= Material =
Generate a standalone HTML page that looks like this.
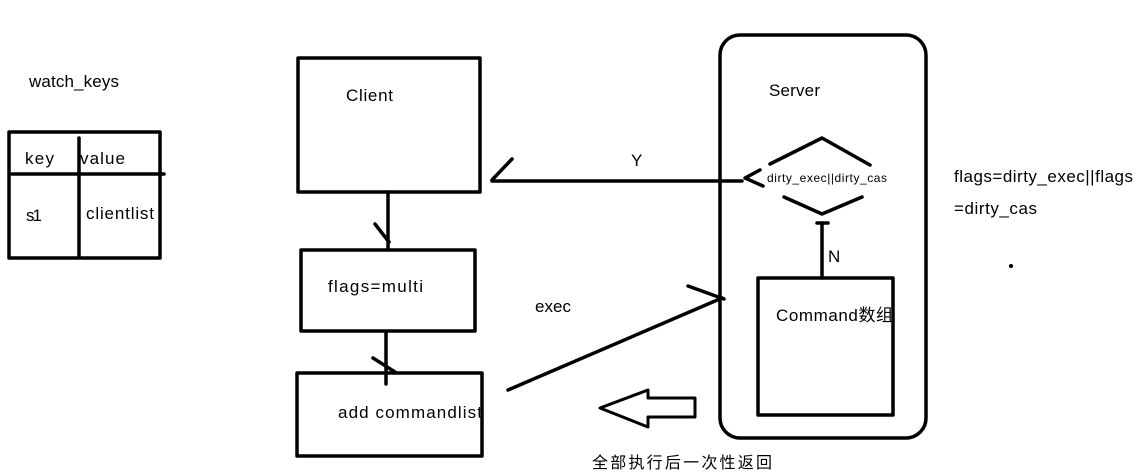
<!DOCTYPE html>
<html><head><meta charset="utf-8"><style>
html,body{margin:0;padding:0;background:#fff;}
svg{display:block}
text{font-family:"Liberation Sans","Noto Sans CJK SC",sans-serif;fill:#000}
</style></head><body>
<svg width="1143" height="475" viewBox="0 0 1143 475" xmlns="http://www.w3.org/2000/svg">
<g fill="none" stroke="#000" stroke-width="3.5" stroke-linecap="round" stroke-linejoin="round">
<rect x="9" y="132" width="151" height="126"/>
<line x1="12" y1="174" x2="164" y2="174"/>
<line x1="79" y1="138" x2="79" y2="256"/>
<rect x="298" y="58" width="182" height="134"/>
<line x1="388" y1="192" x2="388" y2="248"/>
<line x1="375" y1="224" x2="389" y2="242"/>
<rect x="301" y="250" width="174" height="81"/>
<line x1="386" y1="332" x2="386" y2="384"/>
<line x1="373" y1="358" x2="395" y2="372"/>
<rect x="297" y="373" width="185" height="83"/>
<line x1="508" y1="390" x2="722" y2="298"/>
<line x1="688" y1="286" x2="724" y2="299"/>
<rect x="720" y="35" width="206" height="403" rx="20"/>
<line x1="492" y1="181" x2="742" y2="181"/>
<line x1="492" y1="180" x2="512" y2="159"/>
<polyline points="770,164 822,138 870,165"/>
<polyline points="760,170 745,178 763,186"/>
<polyline points="784,197 822,214 862,197"/>
<line x1="822" y1="223" x2="822" y2="278"/>
<line x1="817" y1="223" x2="828" y2="223"/>
<rect x="758" y="278" width="135" height="137"/>
<polygon points="600,408 648,390 648,398 695,398 695,417 648,417 648,427" stroke-width="3"/>
</g>
<circle cx="1011" cy="266" r="2" fill="#000"/>
<text x="29" y="87" font-size="17" textLength="90">watch_keys</text>
<text x="25" y="164" font-size="17" textLength="29">key</text>
<text x="80" y="164" font-size="17" textLength="45">value</text>
<text x="26" y="221" font-size="17" textLength="16">s1</text>
<text x="86" y="219" font-size="17" textLength="68">clientlist</text>
<text x="346" y="101" font-size="17" textLength="47">Client</text>
<text x="328" y="292" font-size="17" textLength="95">flags=multi</text>
<text x="338" y="418" font-size="17" textLength="144">add commandlist</text>
<text x="535" y="312" font-size="17" textLength="36">exec</text>
<text x="631" y="166" font-size="17">Y</text>
<text x="769" y="96" font-size="17" textLength="51">Server</text>
<text x="767" y="182" font-size="12" textLength="120">dirty_exec||dirty_cas</text>
<text x="828" y="262" font-size="17">N</text>
<text x="776" y="321" font-size="17" textLength="117">Command数组</text>
<text x="954" y="182" font-size="17" textLength="179">flags=dirty_exec||flags</text>
<text x="954" y="214" font-size="17" textLength="83">=dirty_cas</text>
<text x="592" y="468" font-size="16" textLength="180">全部执行后一次性返回</text>
</svg>
</body></html>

= Task brief =
Each line of the data is to be duplicated exactly; pictures stay out of the copy.

= Finished exercise =
Generate a standalone HTML page that looks like this.
<!DOCTYPE html>
<html><head><meta charset="utf-8"><style>
html,body{margin:0;padding:0;background:#fff;}
svg{display:block}
text{font-family:"Liberation Sans","Noto Sans CJK SC",sans-serif;fill:#000}
</style></head><body>
<svg width="1143" height="475" viewBox="0 0 1143 475" xmlns="http://www.w3.org/2000/svg">
<g fill="none" stroke="#000" stroke-width="3.5" stroke-linecap="round" stroke-linejoin="round">
<rect x="9" y="132" width="151" height="126"/>
<line x1="12" y1="174" x2="164" y2="174"/>
<line x1="79" y1="138" x2="79" y2="256"/>
<rect x="298" y="58" width="182" height="134"/>
<line x1="388" y1="192" x2="388" y2="248"/>
<line x1="375" y1="224" x2="389" y2="242"/>
<rect x="301" y="250" width="174" height="81"/>
<line x1="386" y1="332" x2="386" y2="384"/>
<line x1="373" y1="358" x2="395" y2="372"/>
<rect x="297" y="373" width="185" height="83"/>
<line x1="508" y1="390" x2="722" y2="298"/>
<line x1="688" y1="286" x2="724" y2="299"/>
<rect x="720" y="35" width="206" height="403" rx="20"/>
<line x1="492" y1="181" x2="742" y2="181"/>
<line x1="492" y1="180" x2="512" y2="159"/>
<polyline points="770,164 822,138 870,165"/>
<polyline points="760,170 745,178 763,186"/>
<polyline points="784,197 822,214 862,197"/>
<line x1="822" y1="223" x2="822" y2="278"/>
<line x1="817" y1="223" x2="828" y2="223"/>
<rect x="758" y="278" width="135" height="137"/>
<polygon points="600,408 648,390 648,398 695,398 695,417 648,417 648,427" stroke-width="3"/>
</g>
<circle cx="1011" cy="266" r="2" fill="#000"/>
<text x="29" y="87" font-size="17" textLength="90">watch_keys</text>
<text x="25" y="164" font-size="17" textLength="29">key</text>
<text x="80" y="164" font-size="17" textLength="45">value</text>
<text x="26" y="221" font-size="17" textLength="16">s1</text>
<text x="86" y="219" font-size="17" textLength="68">clientlist</text>
<text x="346" y="101" font-size="17" textLength="47">Client</text>
<text x="328" y="292" font-size="17" textLength="95">flags=multi</text>
<text x="338" y="418" font-size="17" textLength="144">add commandlist</text>
<text x="535" y="312" font-size="17" textLength="36">exec</text>
<text x="631" y="166" font-size="17">Y</text>
<text x="769" y="96" font-size="17" textLength="51">Server</text>
<text x="767" y="182" font-size="12" textLength="120">dirty_exec||dirty_cas</text>
<text x="828" y="262" font-size="17">N</text>
<text x="776" y="321" font-size="17" textLength="117">Command数组</text>
<text x="954" y="182" font-size="17" textLength="179">flags=dirty_exec||flags</text>
<text x="954" y="214" font-size="17" textLength="83">=dirty_cas</text>
<text x="592" y="468" font-size="16" textLength="180">全部执行后一次性返回</text>
</svg>
</body></html>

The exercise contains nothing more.